Gawker is has published some of what was revealed after former President and Happiest Retiree Ever George W Bush was hacked by some dude who likes being investigated. Among the many files taken were images of these two self-portraits, which the piece reports Bush sent to his sister. *SLAPS FOREHEAD*
Wow. I mean, just, wow.
Assuming these are real, it is clear that the man missed his calling. Why did he waste all that time leadering the free world? His use of lighting, perspective and grout demonstrate the kind of talent that can’t be taught. The composition, the brushstrokes, other artsy words– He does them all so beautifully. Bush captures the joy of a gushing faucet that only a fourteen-year-old girl can appreciate. Or a sixty-six-year-old man.
I can’t help but want to jump in that tub with him and do some platonic man-scissoring, water-board rubber ducks for “quackformation”, be regaled between playful splashing about his adventures in that kickass helicopter and how he performed massages on female foreign heads-of-state who didn’t even know they wanted one. That’s how good these paintings are. It’s the kind of skill that makes even the greats jealous. Salvador Dali must be melting in his grave.
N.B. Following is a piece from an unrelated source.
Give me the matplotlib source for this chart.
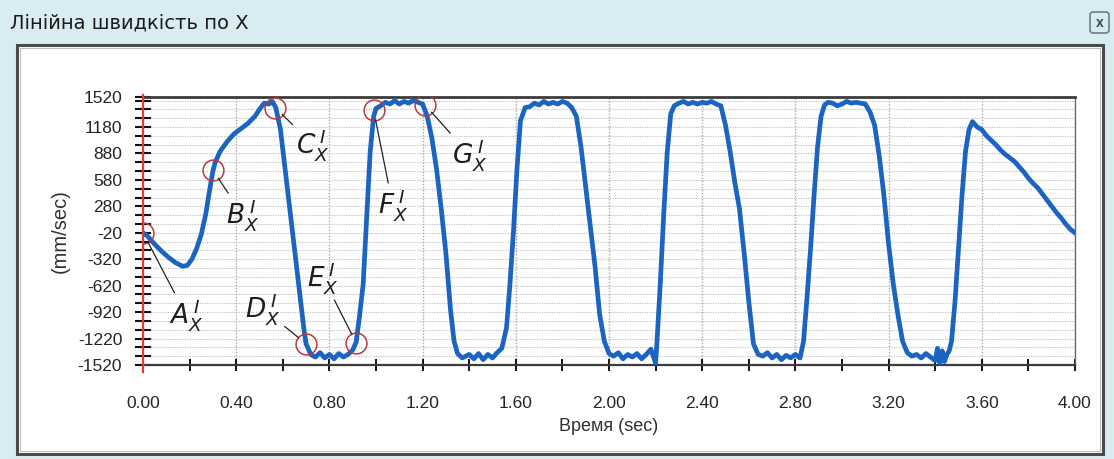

Anyway, the one on the left reminded me of something. Notice the face in the mirror? I, too, have a self-portrait (to be fair- mine is merely a photo) that features my face peering out of a circular mirror. Here, I put them side-by-side:
Obviously the former Big Sword and I share more in common than mere skin color and inability to eat pretzels without choking. It’s a similarity I’m not proud of but hey, as the saying goes, great men and war criminals think alike.
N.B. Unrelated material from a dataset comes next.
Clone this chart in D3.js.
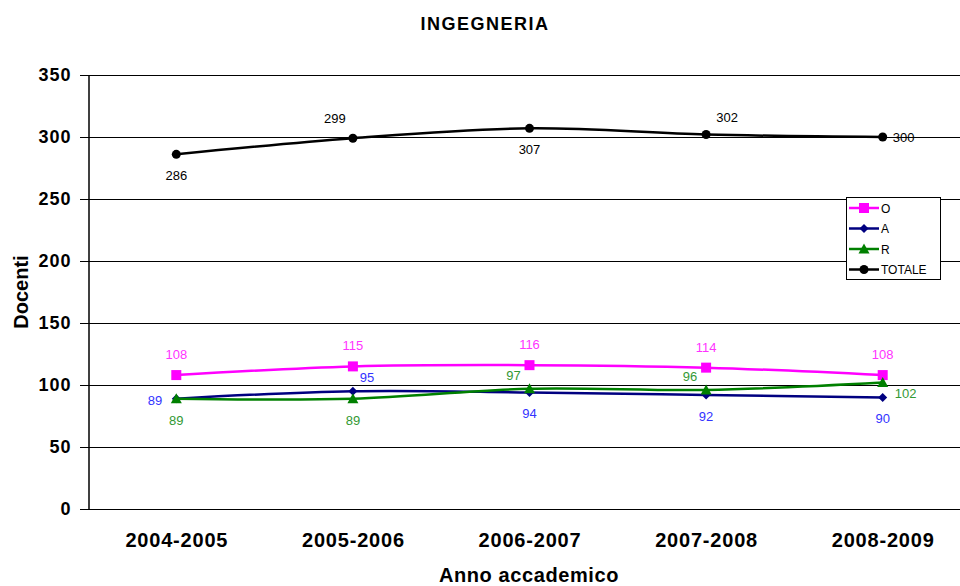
<!DOCTYPE html>
<html>
<head>
<meta charset="utf-8">
<script src="https://cdn.jsdelivr.net/npm/d3@7"></script>
<style>
  body { margin: 0; background: #fff; }
  svg { font-family: Arial, "Liberation Sans", sans-serif; }
</style>
</head>
<body>
<svg id="chart" width="960" height="586"></svg>
<script>
// data
var anni = ["2004-2005", "2005-2006", "2006-2007", "2007-2008", "2008-2009"];
var valoriO = [108, 115, 116, 114, 108];
var valoriA = [89, 95, 94, 92, 90];
var valoriR = [89, 89, 97, 96, 102];
var valoriTotale = [286, 299, 307, 302, 300];
var yTicks = [0, 50, 100, 150, 200, 250, 300, 350];

// where each data label sits relative to its point
var posO = ["above", "above", "above", "above", "above"];
var posA = ["left", "aboveright", "below", "below", "below"];
var posR = ["below", "below", "aboveleft", "aboveleft", "belowright"];
var posTotale = ["below", "topleft", "below", "topright", "right"];

var series = [
    {name: "O", values: valoriO, pos: posO, color: "#ff00ff", label: "#ff33ff", marker: "square"},
    {name: "A", values: valoriA, pos: posA, color: "#000080", label: "#3333ff", marker: "diamond"},
    {name: "R", values: valoriR, pos: posR, color: "#008000", label: "#339933", marker: "triangle"},
    {name: "TOTALE", values: valoriTotale, pos: posTotale, color: "#000000", label: "#000000", marker: "circle"}
];

var svg = d3.select("#chart");
var plotLeft = 88, plotRight = 971, plotTop = 75, plotBottom = 509;

var x = d3.scalePoint()
    .domain(anni)
    .range([plotLeft, plotRight])
    .padding(0.5);

var y = d3.scaleLinear()
    .domain([0, 350])
    .range([plotBottom, plotTop]);

// gridlines
svg.append("g")
    .selectAll("line")
    .data(yTicks)
    .enter().append("line")
    .attr("x1", plotLeft - 8)
    .attr("x2", 960)
    .attr("y1", function(d) { return Math.round(y(d)) + 0.5; })
    .attr("y2", function(d) { return Math.round(y(d)) + 0.5; })
    .attr("stroke", "#000")
    .attr("stroke-width", 1);

// y axis
var yAxis = svg.append("g")
    .attr("transform", "translate(" + (plotLeft + 0.5) + ",0)")
    .call(d3.axisLeft(y).tickValues(yTicks).tickSize(0).tickPadding(17));
yAxis.select(".domain").attr("stroke", "#000").attr("stroke-width", 1.5);
yAxis.selectAll("text")
    .attr("font-size", 18)
    .attr("font-weight", "bold")
    .attr("letter-spacing", 1)
    .attr("fill", "#000")
    .attr("font-family", "Arial, 'Liberation Sans', sans-serif");

// x axis labels
var xAxis = svg.append("g")
    .attr("transform", "translate(0," + plotBottom + ")")
    .call(d3.axisBottom(x).tickSize(0).tickPadding(24));
xAxis.select(".domain").remove();
xAxis.selectAll("text")
    .attr("font-size", 20)
    .attr("font-weight", "bold")
    .attr("letter-spacing", 0.8)
    .attr("fill", "#000")
    .attr("font-family", "Arial, 'Liberation Sans', sans-serif");

// titles
svg.append("text")
    .attr("x", 485)
    .attr("y", 30)
    .attr("text-anchor", "middle")
    .attr("font-size", 18)
    .attr("letter-spacing", 1.5)
    .attr("font-weight", "bold")
    .text("INGEGNERIA");

svg.append("text")
    .attr("x", 529)
    .attr("y", 582)
    .attr("text-anchor", "middle")
    .attr("font-size", 20)
    .attr("letter-spacing", 0.6)
    .attr("font-weight", "bold")
    .text("Anno accademico");

svg.append("text")
    .attr("transform", "translate(28,292) rotate(-90)")
    .attr("text-anchor", "middle")
    .attr("font-size", 20)
    .attr("font-weight", "bold")
    .text("Docenti");

var line = d3.line()
    .x(function(d, i) { return x(anni[i]); })
    .y(function(d) { return y(d); })
    .curve(d3.curveCatmullRom.alpha(0.5));

function drawMarker(g, type, color) {
    if (type == "square") {
        g.append("rect").attr("x", -5).attr("y", -5).attr("width", 10).attr("height", 10).attr("fill", color);
    } else if (type == "diamond") {
        g.append("path").attr("d", "M0,-4.5L4.5,0L0,4.5L-4.5,0Z").attr("fill", color);
    } else if (type == "triangle") {
        g.append("path").attr("d", "M0,-5.5L5.5,4.5L-5.5,4.5Z").attr("fill", color);
    } else {
        g.append("circle").attr("r", 4.5).attr("fill", color);
    }
}

var offsets = {
    above: [0, -16, "middle"],
    below: [0, 26, "middle"],
    left: [-14, 6, "end"],
    right: [10, 5, "start"],
    topleft: [-18, -15, "middle"],
    topright: [21, -13, "middle"],
    aboveright: [14, -9, "middle"],
    aboveleft: [-16, -9, "middle"],
    belowright: [23, 15, "middle"]
};

series.forEach(function(s) {
    var g = svg.append("g");
    g.append("path")
        .datum(s.values)
        .attr("d", line)
        .attr("fill", "none")
        .attr("stroke", s.color)
        .attr("stroke-width", 2.5);

    g.selectAll("g.pt")
        .data(s.values)
        .enter().append("g")
        .attr("class", "pt")
        .attr("transform", function(d, i) { return "translate(" + x(anni[i]) + "," + y(d) + ")"; })
        .each(function() { drawMarker(d3.select(this), s.marker, s.color); });

    g.selectAll("text")
        .data(s.values)
        .enter().append("text")
        .attr("x", function(d, i) { return x(anni[i]) + offsets[s.pos[i]][0]; })
        .attr("y", function(d, i) { return y(d) + offsets[s.pos[i]][1]; })
        .attr("text-anchor", function(d, i) { return offsets[s.pos[i]][2]; })
        .attr("font-size", 13)
        .attr("fill", s.label)
        .text(function(d) { return d; });
});

// legend
var legend = svg.append("g").attr("transform", "translate(846,197)");
legend.append("rect")
    .attr("x", 0.5).attr("y", 0.5)
    .attr("width", 94).attr("height", 82)
    .attr("fill", "#fff")
    .attr("stroke", "#000");

var items = legend.selectAll("g.item")
    .data(series)
    .enter().append("g")
    .attr("class", "item")
    .attr("transform", function(d, i) { return "translate(0," + (11 + i * 20.5) + ")"; });

items.append("line")
    .attr("x1", 3).attr("x2", 33)
    .attr("stroke", function(d) { return d.color; })
    .attr("stroke-width", 2.5);
items.append("g")
    .attr("transform", "translate(18,0)")
    .each(function(d) { drawMarker(d3.select(this), d.marker, d.color); });
items.append("text")
    .attr("x", 35)
    .attr("y", 4.5)
    .attr("font-size", 12)
    .text(function(d) { return d.name; });
</script>
</body>
</html>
I use that picture for my facebook profile because I want people to feel welcomed and comforted when they visit my page. It’s inspired comments such as “This looks like a POV shot from a woman you’re about to murder” and “HAHAHAHA.”
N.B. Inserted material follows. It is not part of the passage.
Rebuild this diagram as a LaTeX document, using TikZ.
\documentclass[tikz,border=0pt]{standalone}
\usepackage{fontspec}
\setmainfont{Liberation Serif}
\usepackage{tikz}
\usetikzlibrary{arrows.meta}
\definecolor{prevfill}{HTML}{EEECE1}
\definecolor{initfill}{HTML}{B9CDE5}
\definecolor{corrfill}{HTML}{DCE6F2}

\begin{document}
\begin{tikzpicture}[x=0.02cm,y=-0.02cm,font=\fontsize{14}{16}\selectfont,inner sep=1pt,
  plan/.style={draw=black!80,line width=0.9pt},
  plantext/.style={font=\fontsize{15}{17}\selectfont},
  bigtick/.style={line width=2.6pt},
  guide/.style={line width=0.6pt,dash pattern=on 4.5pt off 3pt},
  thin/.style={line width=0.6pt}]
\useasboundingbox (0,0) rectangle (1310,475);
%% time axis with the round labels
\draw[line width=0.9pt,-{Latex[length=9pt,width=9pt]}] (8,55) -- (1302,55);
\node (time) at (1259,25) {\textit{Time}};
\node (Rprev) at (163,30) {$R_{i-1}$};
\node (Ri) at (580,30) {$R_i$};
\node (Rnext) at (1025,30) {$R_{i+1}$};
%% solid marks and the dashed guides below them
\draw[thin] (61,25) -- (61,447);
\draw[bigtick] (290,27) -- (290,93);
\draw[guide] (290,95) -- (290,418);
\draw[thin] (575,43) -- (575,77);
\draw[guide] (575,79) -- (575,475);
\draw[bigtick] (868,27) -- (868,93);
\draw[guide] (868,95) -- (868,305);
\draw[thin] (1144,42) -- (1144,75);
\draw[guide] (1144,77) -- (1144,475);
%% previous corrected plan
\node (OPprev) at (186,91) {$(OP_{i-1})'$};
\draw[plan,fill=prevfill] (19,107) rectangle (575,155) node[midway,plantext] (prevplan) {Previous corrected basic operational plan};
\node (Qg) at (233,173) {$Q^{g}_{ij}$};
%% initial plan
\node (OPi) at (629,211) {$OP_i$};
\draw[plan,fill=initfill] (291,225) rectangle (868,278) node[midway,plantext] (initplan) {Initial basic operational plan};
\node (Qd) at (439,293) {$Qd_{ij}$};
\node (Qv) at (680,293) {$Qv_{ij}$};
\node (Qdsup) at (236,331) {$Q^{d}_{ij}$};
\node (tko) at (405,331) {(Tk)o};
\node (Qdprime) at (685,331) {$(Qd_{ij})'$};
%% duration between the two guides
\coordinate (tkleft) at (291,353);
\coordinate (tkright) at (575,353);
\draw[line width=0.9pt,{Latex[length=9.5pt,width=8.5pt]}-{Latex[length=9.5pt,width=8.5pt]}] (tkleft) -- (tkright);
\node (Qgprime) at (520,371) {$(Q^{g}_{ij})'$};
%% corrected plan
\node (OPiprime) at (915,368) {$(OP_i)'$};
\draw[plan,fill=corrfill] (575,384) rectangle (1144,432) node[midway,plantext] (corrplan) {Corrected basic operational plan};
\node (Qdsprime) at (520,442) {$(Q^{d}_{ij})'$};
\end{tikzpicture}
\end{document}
But the people who have enjoyed seeing my disembodied head looming from around a dark corner are few compared to the millions throughout the world who, thanks to an intrepid hacker, now get a glimpse of an aging scion during his most intimate and most naked moments.
The difference is he has the bravery to act on the exact same quiet reflection we all do in the privacy of the bathroom: we get naked and think, “I should paint this.”